== TASK DESCRIPTION ==
Leave out the pictures; transcribe all else exactly.

— Start —

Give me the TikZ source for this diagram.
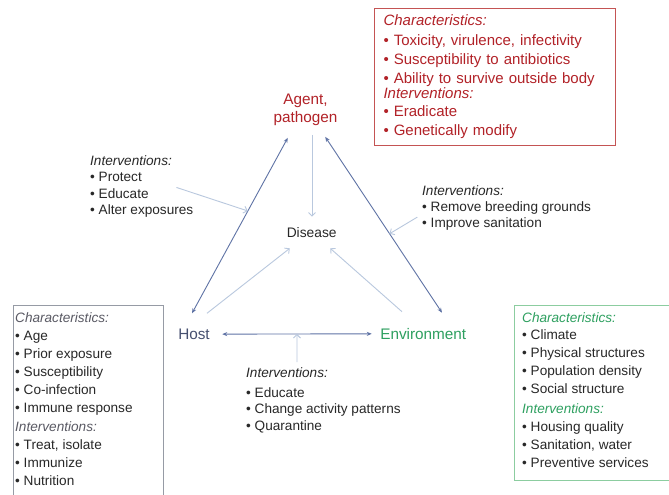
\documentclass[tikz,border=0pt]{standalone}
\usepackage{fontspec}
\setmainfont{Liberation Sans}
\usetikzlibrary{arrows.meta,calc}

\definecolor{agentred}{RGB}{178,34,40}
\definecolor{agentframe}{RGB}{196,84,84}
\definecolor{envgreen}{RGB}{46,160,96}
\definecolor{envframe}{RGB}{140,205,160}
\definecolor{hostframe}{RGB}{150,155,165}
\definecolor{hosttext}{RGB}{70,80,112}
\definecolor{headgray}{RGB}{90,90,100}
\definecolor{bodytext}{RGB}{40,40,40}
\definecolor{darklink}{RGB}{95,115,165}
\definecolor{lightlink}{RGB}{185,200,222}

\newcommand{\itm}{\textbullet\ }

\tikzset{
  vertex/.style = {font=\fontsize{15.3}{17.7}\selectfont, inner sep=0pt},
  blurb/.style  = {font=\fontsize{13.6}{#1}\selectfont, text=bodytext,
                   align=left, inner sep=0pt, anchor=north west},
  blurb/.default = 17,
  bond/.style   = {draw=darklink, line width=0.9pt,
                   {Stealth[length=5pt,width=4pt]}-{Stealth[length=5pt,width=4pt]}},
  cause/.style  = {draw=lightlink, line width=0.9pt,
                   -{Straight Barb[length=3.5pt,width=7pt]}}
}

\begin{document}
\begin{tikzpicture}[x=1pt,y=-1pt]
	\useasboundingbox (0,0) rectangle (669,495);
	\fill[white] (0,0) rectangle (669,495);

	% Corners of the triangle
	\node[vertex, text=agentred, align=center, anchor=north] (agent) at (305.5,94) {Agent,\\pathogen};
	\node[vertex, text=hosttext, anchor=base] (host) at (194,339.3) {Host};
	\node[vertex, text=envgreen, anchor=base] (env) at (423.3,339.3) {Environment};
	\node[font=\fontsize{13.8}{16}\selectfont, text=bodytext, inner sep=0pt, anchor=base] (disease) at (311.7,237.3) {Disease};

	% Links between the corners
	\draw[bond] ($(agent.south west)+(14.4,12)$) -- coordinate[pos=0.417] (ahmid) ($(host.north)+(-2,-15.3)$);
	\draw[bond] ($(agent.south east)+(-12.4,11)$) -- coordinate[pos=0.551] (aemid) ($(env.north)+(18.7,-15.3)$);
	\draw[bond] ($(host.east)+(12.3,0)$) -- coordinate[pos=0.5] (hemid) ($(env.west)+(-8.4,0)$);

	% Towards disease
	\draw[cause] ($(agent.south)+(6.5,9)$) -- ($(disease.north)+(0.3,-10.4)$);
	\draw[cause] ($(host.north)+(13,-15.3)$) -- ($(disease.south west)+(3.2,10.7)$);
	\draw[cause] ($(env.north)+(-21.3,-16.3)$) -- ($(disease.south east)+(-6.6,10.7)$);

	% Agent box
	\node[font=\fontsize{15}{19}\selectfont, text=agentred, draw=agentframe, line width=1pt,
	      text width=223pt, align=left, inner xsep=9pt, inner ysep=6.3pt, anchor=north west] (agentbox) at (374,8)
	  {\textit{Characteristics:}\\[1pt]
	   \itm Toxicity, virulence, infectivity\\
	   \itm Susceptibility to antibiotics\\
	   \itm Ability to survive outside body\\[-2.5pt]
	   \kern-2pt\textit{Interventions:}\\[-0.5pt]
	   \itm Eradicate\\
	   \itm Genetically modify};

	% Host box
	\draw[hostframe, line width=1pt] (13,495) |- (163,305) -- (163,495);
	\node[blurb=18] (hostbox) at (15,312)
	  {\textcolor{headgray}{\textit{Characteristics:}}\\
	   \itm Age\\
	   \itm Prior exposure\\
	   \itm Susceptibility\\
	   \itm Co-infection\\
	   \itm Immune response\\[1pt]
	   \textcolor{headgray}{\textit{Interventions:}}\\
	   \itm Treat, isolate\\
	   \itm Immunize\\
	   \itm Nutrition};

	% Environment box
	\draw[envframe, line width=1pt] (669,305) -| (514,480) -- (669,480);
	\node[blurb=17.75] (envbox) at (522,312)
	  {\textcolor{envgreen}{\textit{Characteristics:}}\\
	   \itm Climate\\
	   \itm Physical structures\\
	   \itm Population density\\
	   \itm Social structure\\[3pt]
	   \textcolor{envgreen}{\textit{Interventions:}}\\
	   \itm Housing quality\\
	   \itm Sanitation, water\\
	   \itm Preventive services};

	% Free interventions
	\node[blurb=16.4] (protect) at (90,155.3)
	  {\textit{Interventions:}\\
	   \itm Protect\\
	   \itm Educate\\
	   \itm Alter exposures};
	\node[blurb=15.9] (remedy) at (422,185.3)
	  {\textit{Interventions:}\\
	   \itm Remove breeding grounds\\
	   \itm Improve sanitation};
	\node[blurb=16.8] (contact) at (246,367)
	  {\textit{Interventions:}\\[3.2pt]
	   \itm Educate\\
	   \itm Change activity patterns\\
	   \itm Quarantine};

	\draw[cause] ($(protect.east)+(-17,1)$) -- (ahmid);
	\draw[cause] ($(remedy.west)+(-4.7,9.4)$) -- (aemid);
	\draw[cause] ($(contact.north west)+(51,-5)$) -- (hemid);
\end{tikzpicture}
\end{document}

— End —

== COMPLETED EXERCISE ==
Give me the TikZ source for this diagram.
\documentclass[tikz,border=0pt]{standalone}
\usepackage{fontspec}
\setmainfont{Liberation Sans}
\usetikzlibrary{arrows.meta,calc}

\definecolor{agentred}{RGB}{178,34,40}
\definecolor{agentframe}{RGB}{196,84,84}
\definecolor{envgreen}{RGB}{46,160,96}
\definecolor{envframe}{RGB}{140,205,160}
\definecolor{hostframe}{RGB}{150,155,165}
\definecolor{hosttext}{RGB}{70,80,112}
\definecolor{headgray}{RGB}{90,90,100}
\definecolor{bodytext}{RGB}{40,40,40}
\definecolor{darklink}{RGB}{95,115,165}
\definecolor{lightlink}{RGB}{185,200,222}

\newcommand{\itm}{\textbullet\ }

\tikzset{
  vertex/.style = {font=\fontsize{15.3}{17.7}\selectfont, inner sep=0pt},
  blurb/.style  = {font=\fontsize{13.6}{#1}\selectfont, text=bodytext,
                   align=left, inner sep=0pt, anchor=north west},
  blurb/.default = 17,
  bond/.style   = {draw=darklink, line width=0.9pt,
                   {Stealth[length=5pt,width=4pt]}-{Stealth[length=5pt,width=4pt]}},
  cause/.style  = {draw=lightlink, line width=0.9pt,
                   -{Straight Barb[length=3.5pt,width=7pt]}}
}

\begin{document}
\begin{tikzpicture}[x=1pt,y=-1pt]
	\useasboundingbox (0,0) rectangle (669,495);
	\fill[white] (0,0) rectangle (669,495);

	% Corners of the triangle
	\node[vertex, text=agentred, align=center, anchor=north] (agent) at (305.5,94) {Agent,\\pathogen};
	\node[vertex, text=hosttext, anchor=base] (host) at (194,339.3) {Host};
	\node[vertex, text=envgreen, anchor=base] (env) at (423.3,339.3) {Environment};
	\node[font=\fontsize{13.8}{16}\selectfont, text=bodytext, inner sep=0pt, anchor=base] (disease) at (311.7,237.3) {Disease};

	% Links between the corners
	\draw[bond] ($(agent.south west)+(14.4,12)$) -- coordinate[pos=0.417] (ahmid) ($(host.north)+(-2,-15.3)$);
	\draw[bond] ($(agent.south east)+(-12.4,11)$) -- coordinate[pos=0.551] (aemid) ($(env.north)+(18.7,-15.3)$);
	\draw[bond] ($(host.east)+(12.3,0)$) -- coordinate[pos=0.5] (hemid) ($(env.west)+(-8.4,0)$);

	% Towards disease
	\draw[cause] ($(agent.south)+(6.5,9)$) -- ($(disease.north)+(0.3,-10.4)$);
	\draw[cause] ($(host.north)+(13,-15.3)$) -- ($(disease.south west)+(3.2,10.7)$);
	\draw[cause] ($(env.north)+(-21.3,-16.3)$) -- ($(disease.south east)+(-6.6,10.7)$);

	% Agent box
	\node[font=\fontsize{15}{19}\selectfont, text=agentred, draw=agentframe, line width=1pt,
	      text width=223pt, align=left, inner xsep=9pt, inner ysep=6.3pt, anchor=north west] (agentbox) at (374,8)
	  {\textit{Characteristics:}\\[1pt]
	   \itm Toxicity, virulence, infectivity\\
	   \itm Susceptibility to antibiotics\\
	   \itm Ability to survive outside body\\[-2.5pt]
	   \kern-2pt\textit{Interventions:}\\[-0.5pt]
	   \itm Eradicate\\
	   \itm Genetically modify};

	% Host box
	\draw[hostframe, line width=1pt] (13,495) |- (163,305) -- (163,495);
	\node[blurb=18] (hostbox) at (15,312)
	  {\textcolor{headgray}{\textit{Characteristics:}}\\
	   \itm Age\\
	   \itm Prior exposure\\
	   \itm Susceptibility\\
	   \itm Co-infection\\
	   \itm Immune response\\[1pt]
	   \textcolor{headgray}{\textit{Interventions:}}\\
	   \itm Treat, isolate\\
	   \itm Immunize\\
	   \itm Nutrition};

	% Environment box
	\draw[envframe, line width=1pt] (669,305) -| (514,480) -- (669,480);
	\node[blurb=17.75] (envbox) at (522,312)
	  {\textcolor{envgreen}{\textit{Characteristics:}}\\
	   \itm Climate\\
	   \itm Physical structures\\
	   \itm Population density\\
	   \itm Social structure\\[3pt]
	   \textcolor{envgreen}{\textit{Interventions:}}\\
	   \itm Housing quality\\
	   \itm Sanitation, water\\
	   \itm Preventive services};

	% Free interventions
	\node[blurb=16.4] (protect) at (90,155.3)
	  {\textit{Interventions:}\\
	   \itm Protect\\
	   \itm Educate\\
	   \itm Alter exposures};
	\node[blurb=15.9] (remedy) at (422,185.3)
	  {\textit{Interventions:}\\
	   \itm Remove breeding grounds\\
	   \itm Improve sanitation};
	\node[blurb=16.8] (contact) at (246,367)
	  {\textit{Interventions:}\\[3.2pt]
	   \itm Educate\\
	   \itm Change activity patterns\\
	   \itm Quarantine};

	\draw[cause] ($(protect.east)+(-17,1)$) -- (ahmid);
	\draw[cause] ($(remedy.west)+(-4.7,9.4)$) -- (aemid);
	\draw[cause] ($(contact.north west)+(51,-5)$) -- (hemid);
\end{tikzpicture}
\end{document}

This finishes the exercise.